■ **Written task**: Only the pictures are omitted; repeat all other data exactly.
↓↓↓
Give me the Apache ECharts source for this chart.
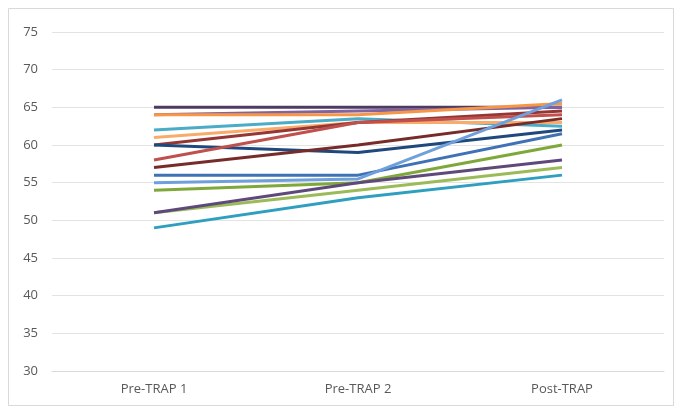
<!DOCTYPE html>
<html><head><meta charset="utf-8">
<script src="https://cdn.jsdelivr.net/npm/echarts@6/dist/echarts.min.js"></script>
<style>html,body{margin:0;padding:0;background:#fff}#c{width:682px;height:414px}</style>
</head><body><div id="c"></div>
<script>
const categories = ["Pre-TRAP 1", "Pre-TRAP 2", "Post-TRAP"];
const yTicks = [30, 35, 40, 45, 50, 55, 60, 65, 70, 75];
const s01 = [65, 65, 65];
const s02 = [64, 64.5, 65];
const s03 = [64, 64, 65.5];
const s04 = [62, 63.5, 62.5];
const s05 = [61, 63, 63];
const s06 = [60, 63, 64.5];
const s07 = [60, 59, 62];
const s08 = [58, 63, 64];
const s09 = [57, 60, 63.5];
const s10 = [56, 56, 61.5];
const s11 = [55, 55.5, 66];
const s12 = [54, 55, 60];
const s13 = [51, 54, 57];
const s14 = [51, 55, 58];
const s15 = [49, 53, 56];
const seriesData = [s01,s02,s03,s04,s05,s06,s07,s08,s09,s10,s11,s12,s13,s14,s15];
const colors = ["#4d3b62","#8064a2","#f79646","#4bacc6","#f9ab6b","#943634","#1f497d","#c0504d","#772c2a","#3f72b5","#6fa0dc","#7fa83a","#9bbb59","#5f497a","#2f9fbf"];

const chart = echarts.init(document.getElementById('c'), null, {renderer:'canvas'});
chart.setOption({
  animation: false,
  backgroundColor: '#fff',
  graphic: [{type:'rect', shape:{x:8.5,y:8.5,width:665,height:397}, style:{fill:'none',stroke:'#d9d9d9',lineWidth:1}, silent:true}],
  grid: {left: 52, right: 18, top: 32, bottom: 43},
  xAxis: {
    type: 'category', data: categories, boundaryGap: true,
    axisLine: {show: true, lineStyle: {color: '#d9d9d9', width: 1}},
    axisTick: {show: false},
    axisLabel: {color: '#595959', fontSize: 13, fontFamily: 'Open Sans', margin: 12}
  },
  yAxis: {
    type: 'value', min: 30, max: 75, interval: 5,
    axisLine: {show: false}, axisTick: {show: false},
    splitLine: {lineStyle: {color: '#e3e3e3', width: 1}},
    axisLabel: {color: '#595959', fontSize: 13, fontFamily: 'Open Sans', margin: 14}
  },
  series: seriesData.map((d, i) => ({
    type: 'line', data: d, showSymbol: false, symbol: 'none',
    lineStyle: {width: 3, color: colors[i]}, itemStyle: {color: colors[i]}
  }))
});
</script></body></html>
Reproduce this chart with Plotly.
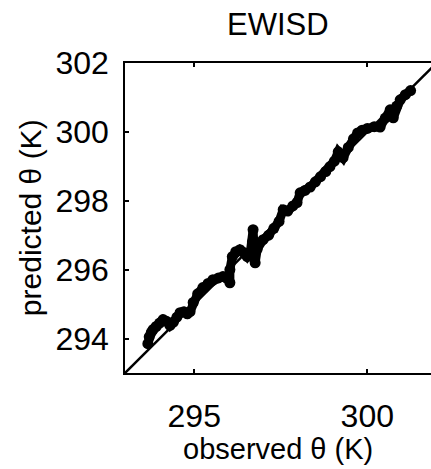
import plotly.graph_objects as go

# observed vs predicted potential temperature (K)
observed = [293.66, 293.70, 293.76, 293.81, 293.90, 294.00, 294.10, 294.20, 294.30, 294.40,
            294.50, 294.59, 294.70, 294.80, 294.88, 294.97, 295.10, 295.25, 295.40, 295.54,
            295.70, 295.83, 295.95, 296.03, 296.03, 296.10, 296.20, 296.32, 296.43, 296.53,
            296.62, 296.68, 296.70, 296.73, 296.76, 296.82, 296.99, 297.15, 297.30, 297.45,
            297.57, 297.70, 297.85, 297.97, 298.06, 298.20, 298.35, 298.50, 298.65, 298.80,
            298.92, 299.05, 299.16, 299.30, 299.45, 299.60, 299.72, 299.85, 300.00, 300.20,
            300.37, 300.52, 300.66, 300.75, 300.85, 300.95, 301.10, 301.25]
predicted = [293.85, 294.05, 294.18, 294.26, 294.35, 294.45, 294.55, 294.50, 294.38, 294.48,
             294.62, 294.75, 294.78, 294.72, 294.78, 295.05, 295.30, 295.48, 295.60, 295.71,
             295.76, 295.80, 295.75, 295.62, 296.00, 296.38, 296.52, 296.58, 296.50, 296.38,
             296.50, 296.80, 297.16, 296.60, 296.20, 296.60, 296.87, 297.00, 297.20, 297.40,
             297.74, 297.70, 297.85, 297.95, 298.23, 298.30, 298.40, 298.55, 298.70, 298.85,
             298.99, 299.15, 299.42, 299.25, 299.55, 299.80, 299.97, 300.05, 300.10, 300.15,
             300.14, 300.40, 300.64, 300.41, 300.75, 300.93, 301.08, 301.20]
one_to_one = [293, 302]
x_ticks = [295, 300]
y_ticks = [294, 296, 298, 300, 302]

FONT = "Liberation Sans, Arial, sans-serif"

fig = go.Figure()
fig.add_trace(go.Scatter(x=observed, y=predicted, mode="lines+markers",
                         line=dict(color="black", width=9),
                         marker=dict(color="black", size=11),
                         showlegend=False, hoverinfo="skip"))
fig.add_trace(go.Scatter(x=one_to_one, y=one_to_one, mode="lines",
                         line=dict(color="black", width=2.5),
                         showlegend=False, hoverinfo="skip"))

fig.update_layout(
    width=431, height=469,
    margin=dict(l=125, r=0, t=63, b=96),
    paper_bgcolor="white", plot_bgcolor="white",
    font=dict(family=FONT, color="black"),
    showlegend=False,
    xaxis=dict(range=[293, 301.84], tickvals=x_ticks, ticks="inside", ticklen=4,
               tickwidth=1.5, tickcolor="black", showline=True, linecolor="black",
               linewidth=1.5, mirror="ticks", showgrid=False, zeroline=False,
               tickfont=dict(size=32, family=FONT), ticklabelstandoff=14),
    yaxis=dict(range=[293, 302], tickvals=y_ticks, ticks="inside", ticklen=4,
               tickwidth=1.5, tickcolor="black", showline=True, linecolor="black",
               linewidth=1.5, mirror=False, showgrid=False, zeroline=False,
               tickfont=dict(size=32, family=FONT), ticklabelstandoff=8),
    annotations=[
        dict(text="EWISD", x=0.5, xref="paper", y=1.125, yref="paper",
             xanchor="center", yanchor="middle", showarrow=False,
             font=dict(size=31, family=FONT)),
        dict(text="observed θ (K)", x=0.5, xref="paper", y=-0.245, yref="paper",
             xanchor="center", yanchor="middle", showarrow=False,
             font=dict(size=29, family=FONT)),
        dict(text="predicted θ (K)", x=-0.31, xref="paper", y=0.5, yref="paper",
             xanchor="center", yanchor="middle", showarrow=False, textangle=-90,
             font=dict(size=30, family=FONT)),
    ],
)

fig.write_html("out.html")
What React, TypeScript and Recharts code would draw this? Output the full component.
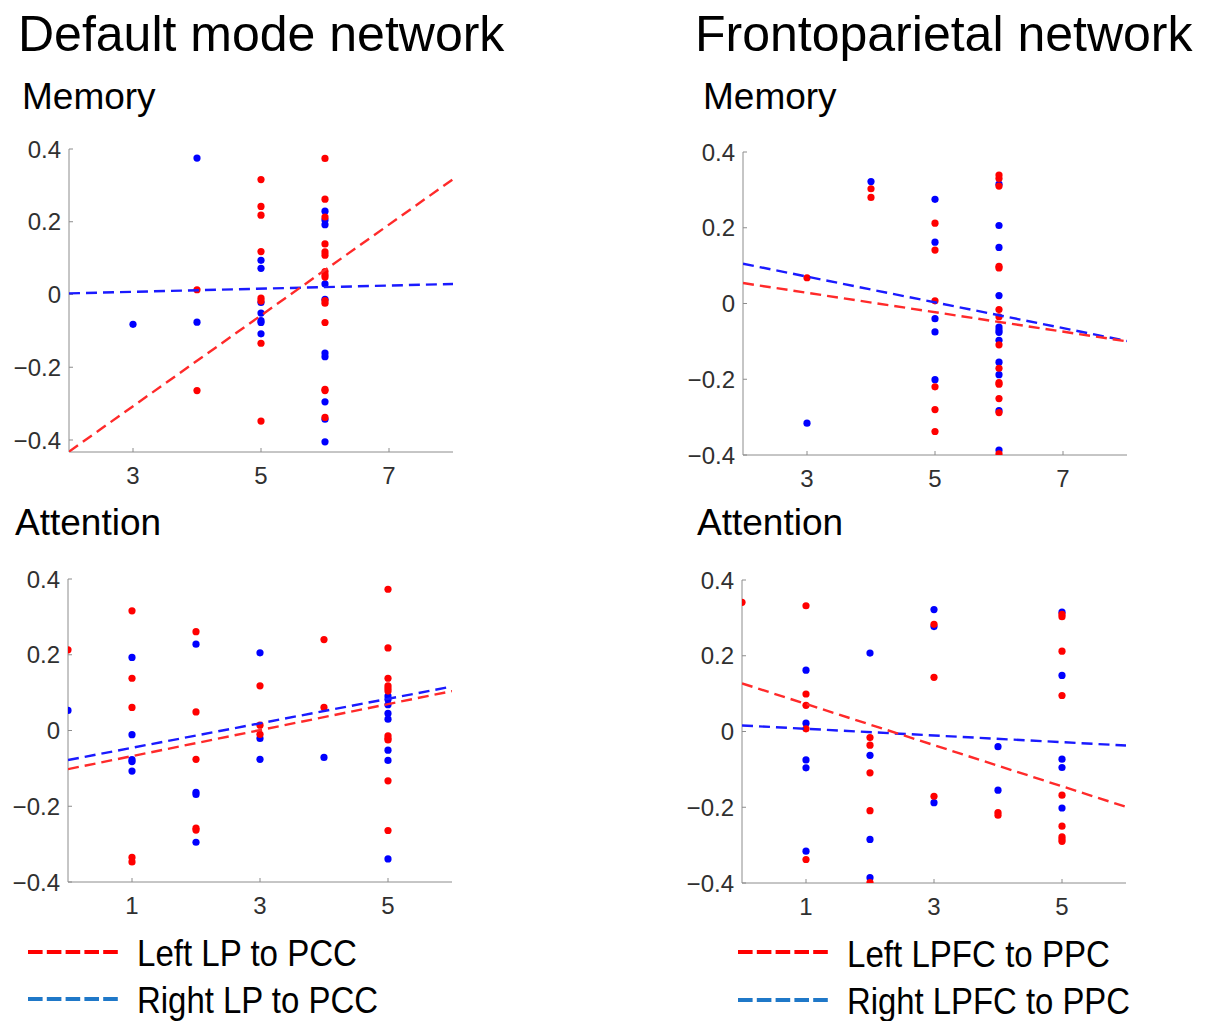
↑↑↑
■ **The output**:
Give me the Apache ECharts source for this chart.
<!DOCTYPE html>
<html><head><meta charset="utf-8">
<script src="https://cdn.jsdelivr.net/npm/echarts@6/dist/echarts.min.js"></script>
<style>html,body{margin:0;padding:0;background:#fff}#c{width:682px;height:414px}</style>
</head><body><div id="c"></div>
<script>
const categories = ["Pre-TRAP 1", "Pre-TRAP 2", "Post-TRAP"];
const yTicks = [30, 35, 40, 45, 50, 55, 60, 65, 70, 75];
const s01 = [65, 65, 65];
const s02 = [64, 64.5, 65];
const s03 = [64, 64, 65.5];
const s04 = [62, 63.5, 62.5];
const s05 = [61, 63, 63];
const s06 = [60, 63, 64.5];
const s07 = [60, 59, 62];
const s08 = [58, 63, 64];
const s09 = [57, 60, 63.5];
const s10 = [56, 56, 61.5];
const s11 = [55, 55.5, 66];
const s12 = [54, 55, 60];
const s13 = [51, 54, 57];
const s14 = [51, 55, 58];
const s15 = [49, 53, 56];
const seriesData = [s01,s02,s03,s04,s05,s06,s07,s08,s09,s10,s11,s12,s13,s14,s15];
const colors = ["#4d3b62","#8064a2","#f79646","#4bacc6","#f9ab6b","#943634","#1f497d","#c0504d","#772c2a","#3f72b5","#6fa0dc","#7fa83a","#9bbb59","#5f497a","#2f9fbf"];

const chart = echarts.init(document.getElementById('c'), null, {renderer:'canvas'});
chart.setOption({
  animation: false,
  backgroundColor: '#fff',
  graphic: [{type:'rect', shape:{x:8.5,y:8.5,width:665,height:397}, style:{fill:'none',stroke:'#d9d9d9',lineWidth:1}, silent:true}],
  grid: {left: 52, right: 18, top: 32, bottom: 43},
  xAxis: {
    type: 'category', data: categories, boundaryGap: true,
    axisLine: {show: true, lineStyle: {color: '#d9d9d9', width: 1}},
    axisTick: {show: false},
    axisLabel: {color: '#595959', fontSize: 13, fontFamily: 'Open Sans', margin: 12}
  },
  yAxis: {
    type: 'value', min: 30, max: 75, interval: 5,
    axisLine: {show: false}, axisTick: {show: false},
    splitLine: {lineStyle: {color: '#e3e3e3', width: 1}},
    axisLabel: {color: '#595959', fontSize: 13, fontFamily: 'Open Sans', margin: 14}
  },
  series: seriesData.map((d, i) => ({
    type: 'line', data: d, showSymbol: false, symbol: 'none',
    lineStyle: {width: 3, color: colors[i]}, itemStyle: {color: colors[i]}
  }))
});
</script></body></html>
Reproduce this chart with Plotly.
import plotly.graph_objects as go

# observed vs predicted potential temperature (K)
observed = [293.66, 293.70, 293.76, 293.81, 293.90, 294.00, 294.10, 294.20, 294.30, 294.40,
            294.50, 294.59, 294.70, 294.80, 294.88, 294.97, 295.10, 295.25, 295.40, 295.54,
            295.70, 295.83, 295.95, 296.03, 296.03, 296.10, 296.20, 296.32, 296.43, 296.53,
            296.62, 296.68, 296.70, 296.73, 296.76, 296.82, 296.99, 297.15, 297.30, 297.45,
            297.57, 297.70, 297.85, 297.97, 298.06, 298.20, 298.35, 298.50, 298.65, 298.80,
            298.92, 299.05, 299.16, 299.30, 299.45, 299.60, 299.72, 299.85, 300.00, 300.20,
            300.37, 300.52, 300.66, 300.75, 300.85, 300.95, 301.10, 301.25]
predicted = [293.85, 294.05, 294.18, 294.26, 294.35, 294.45, 294.55, 294.50, 294.38, 294.48,
             294.62, 294.75, 294.78, 294.72, 294.78, 295.05, 295.30, 295.48, 295.60, 295.71,
             295.76, 295.80, 295.75, 295.62, 296.00, 296.38, 296.52, 296.58, 296.50, 296.38,
             296.50, 296.80, 297.16, 296.60, 296.20, 296.60, 296.87, 297.00, 297.20, 297.40,
             297.74, 297.70, 297.85, 297.95, 298.23, 298.30, 298.40, 298.55, 298.70, 298.85,
             298.99, 299.15, 299.42, 299.25, 299.55, 299.80, 299.97, 300.05, 300.10, 300.15,
             300.14, 300.40, 300.64, 300.41, 300.75, 300.93, 301.08, 301.20]
one_to_one = [293, 302]
x_ticks = [295, 300]
y_ticks = [294, 296, 298, 300, 302]

FONT = "Liberation Sans, Arial, sans-serif"

fig = go.Figure()
fig.add_trace(go.Scatter(x=observed, y=predicted, mode="lines+markers",
                         line=dict(color="black", width=9),
                         marker=dict(color="black", size=11),
                         showlegend=False, hoverinfo="skip"))
fig.add_trace(go.Scatter(x=one_to_one, y=one_to_one, mode="lines",
                         line=dict(color="black", width=2.5),
                         showlegend=False, hoverinfo="skip"))

fig.update_layout(
    width=431, height=469,
    margin=dict(l=125, r=0, t=63, b=96),
    paper_bgcolor="white", plot_bgcolor="white",
    font=dict(family=FONT, color="black"),
    showlegend=False,
    xaxis=dict(range=[293, 301.84], tickvals=x_ticks, ticks="inside", ticklen=4,
               tickwidth=1.5, tickcolor="black", showline=True, linecolor="black",
               linewidth=1.5, mirror="ticks", showgrid=False, zeroline=False,
               tickfont=dict(size=32, family=FONT), ticklabelstandoff=14),
    yaxis=dict(range=[293, 302], tickvals=y_ticks, ticks="inside", ticklen=4,
               tickwidth=1.5, tickcolor="black", showline=True, linecolor="black",
               linewidth=1.5, mirror=False, showgrid=False, zeroline=False,
               tickfont=dict(size=32, family=FONT), ticklabelstandoff=8),
    annotations=[
        dict(text="EWISD", x=0.5, xref="paper", y=1.125, yref="paper",
             xanchor="center", yanchor="middle", showarrow=False,
             font=dict(size=31, family=FONT)),
        dict(text="observed θ (K)", x=0.5, xref="paper", y=-0.245, yref="paper",
             xanchor="center", yanchor="middle", showarrow=False,
             font=dict(size=29, family=FONT)),
        dict(text="predicted θ (K)", x=-0.31, xref="paper", y=0.5, yref="paper",
             xanchor="center", yanchor="middle", showarrow=False, textangle=-90,
             font=dict(size=30, family=FONT)),
    ],
)

fig.write_html("out.html")
What React, TypeScript and Recharts code would draw this? Output the full component.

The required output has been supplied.